* **Stored data**
++++++++
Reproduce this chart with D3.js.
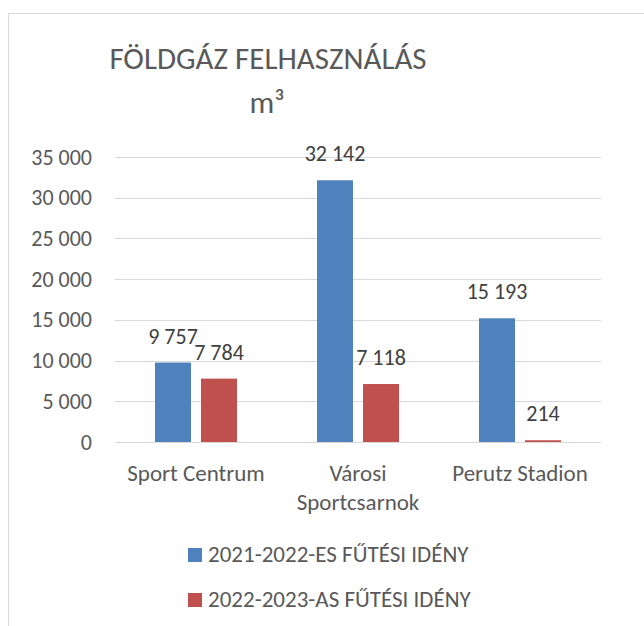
<!DOCTYPE html>
<html>
<head>
<meta charset="utf-8">
<script src="https://cdn.jsdelivr.net/npm/d3@7"></script>
<style>
  body { margin: 0; background: #fff; }
  text { font-family: Calibri, Carlito, Lato, sans-serif; fill: #595959; }
</style>
</head>
<body>
<svg width="644" height="626"></svg>
<script>
const categories = ['Sport Centrum', 'Városi Sportcsarnok', 'Perutz Stadion']
const seriesNames = ['2021-2022-ES FŰTÉSI IDÉNY', '2022-2023-AS FŰTÉSI IDÉNY']
const season2122 = [9757, 32142, 15193]
const season2223 = [7784, 7118, 214]
const yTicks = [0, 5000, 10000, 15000, 20000, 25000, 30000, 35000]
const colors = ['#4F81BD', '#C0504D']

const svg = d3.select('svg')
const margin = { top: 157, left: 115, right: 43, bottom: 184 }
const width = 644 - margin.left - margin.right
const height = 626 - margin.top - margin.bottom

const huLocale = d3.formatLocale({ decimal: ',', thousands: ' ', grouping: [3], currency: ['', ' Ft'] })
const fmt = huLocale.format(',d')

// chart frame (cut off at the right and bottom like the original)
svg.append('rect')
  .attr('x', 8.5).attr('y', 13.5)
  .attr('width', 700).attr('height', 700)
  .attr('fill', 'none').attr('stroke', '#D9D9D9')

svg.append('text')
  .attr('x', 268).attr('y', 69)
  .attr('text-anchor', 'middle')
  .style('font-size', '31px')
  .text('FÖLDGÁZ FELHASZNÁLÁS')

svg.append('text')
  .attr('x', 267).attr('y', 113)
  .attr('text-anchor', 'middle')
  .style('font-size', '31px')
  .text('m³')

const g = svg.append('g').attr('transform', 'translate(' + margin.left + ',' + margin.top + ')')

const x = d3.scaleBand().domain(categories).range([0, width])
const xInner = d3.scaleBand().domain(seriesNames).range([0, x.bandwidth()])
  .paddingInner(10 / 46).paddingOuter(0.87)
const y = d3.scaleLinear().domain([0, 35000]).range([height, 0])

const yAxis = g.append('g')
  .call(d3.axisLeft(y).tickValues(yTicks).tickFormat(fmt).tickSize(-width).tickPadding(23))
yAxis.select('.domain').remove()
yAxis.selectAll('line').attr('stroke', '#D9D9D9').attr('shape-rendering', 'crispEdges')
yAxis.selectAll('text')
  .style('font-size', '22px').style('font-family', 'Calibri, Carlito, Lato, sans-serif')
  .attr('fill', '#595959')

const data = categories.map(function (c, i) {
  return { cat: c, values: [season2122[i], season2223[i]] }
})

const groups = g.selectAll('.grp')
  .data(data)
  .enter()
  .append('g')
  .attr('transform', function (d) { return 'translate(' + x(d.cat) + ',0)' })

groups.selectAll('rect')
  .data(function (d) { return d.values.map(function (v, j) { return { name: seriesNames[j], v: v, j: j } }) })
  .enter()
  .append('rect')
  .attr('x', function (d) { return xInner(d.name) })
  .attr('y', function (d) { return y(d.v) })
  .attr('width', xInner.bandwidth())
  .attr('height', function (d) { return height - y(d.v) })
  .attr('fill', function (d) { return colors[d.j] })

groups.selectAll('.lbl')
  .data(function (d) { return d.values.map(function (v, j) { return { name: seriesNames[j], v: v } }) })
  .enter()
  .append('text')
  .attr('x', function (d) { return xInner(d.name) + xInner.bandwidth() / 2 })
  .attr('y', function (d) { return y(d.v) - 19 })
  .attr('text-anchor', 'middle')
  .style('font-size', '22px')
  .style('fill', '#404040')
  .text(function (d) { return fmt(d.v) })

// baseline redrawn over the bars
g.append('line')
  .attr('x1', 0).attr('x2', width)
  .attr('y1', height + 0.5).attr('y2', height + 0.5)
  .attr('stroke', '#D9D9D9')

// category labels, wrapped to the band width
const catLabels = g.selectAll('.cat')
  .data(categories)
  .enter()
  .append('text')
  .attr('text-anchor', 'middle')
  .attr('transform', function (d) { return 'translate(' + (x(d) + x.bandwidth() / 2) + ',' + (height + 39) + ')' })
  .style('font-size', '23px')

catLabels.each(function (d) {
  const el = d3.select(this)
  const words = d.split(' ')
  let line = []
  let lines = []
  words.forEach(function (w) {
    line.push(w)
    el.text(line.join(' '))
    if (this.getComputedTextLength() > x.bandwidth() - 10 && line.length > 1) {
      line.pop()
      lines.push(line.join(' '))
      line = [w]
    }
  }, this)
  lines.push(line.join(' '))
  el.text(null)
  lines.forEach(function (l, i) {
    el.append('tspan').attr('x', 0).attr('y', i * 29).text(l)
  })
})

// legend
const legend = svg.selectAll('.leg')
  .data(seriesNames)
  .enter()
  .append('g')
  .attr('transform', function (d, i) { return 'translate(188,' + (548 + i * 45) + ')' })

legend.append('rect')
  .attr('width', 14).attr('height', 14)
  .attr('fill', function (d, i) { return colors[i] })

legend.append('text')
  .attr('x', 20).attr('y', 14)
  .style('font-size', '23px')
  .text(function (d) { return d })
</script>
</body>
</html>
++++++++
* **Exercise objective**
Identify every line where the string "this" appears.

* **Completed exercise**
Reproduce this chart with D3.js.
  const el = d3.select(this)
    if (this.getComputedTextLength() > x.bandwidth() - 10 && line.length > 1) {
  }, this)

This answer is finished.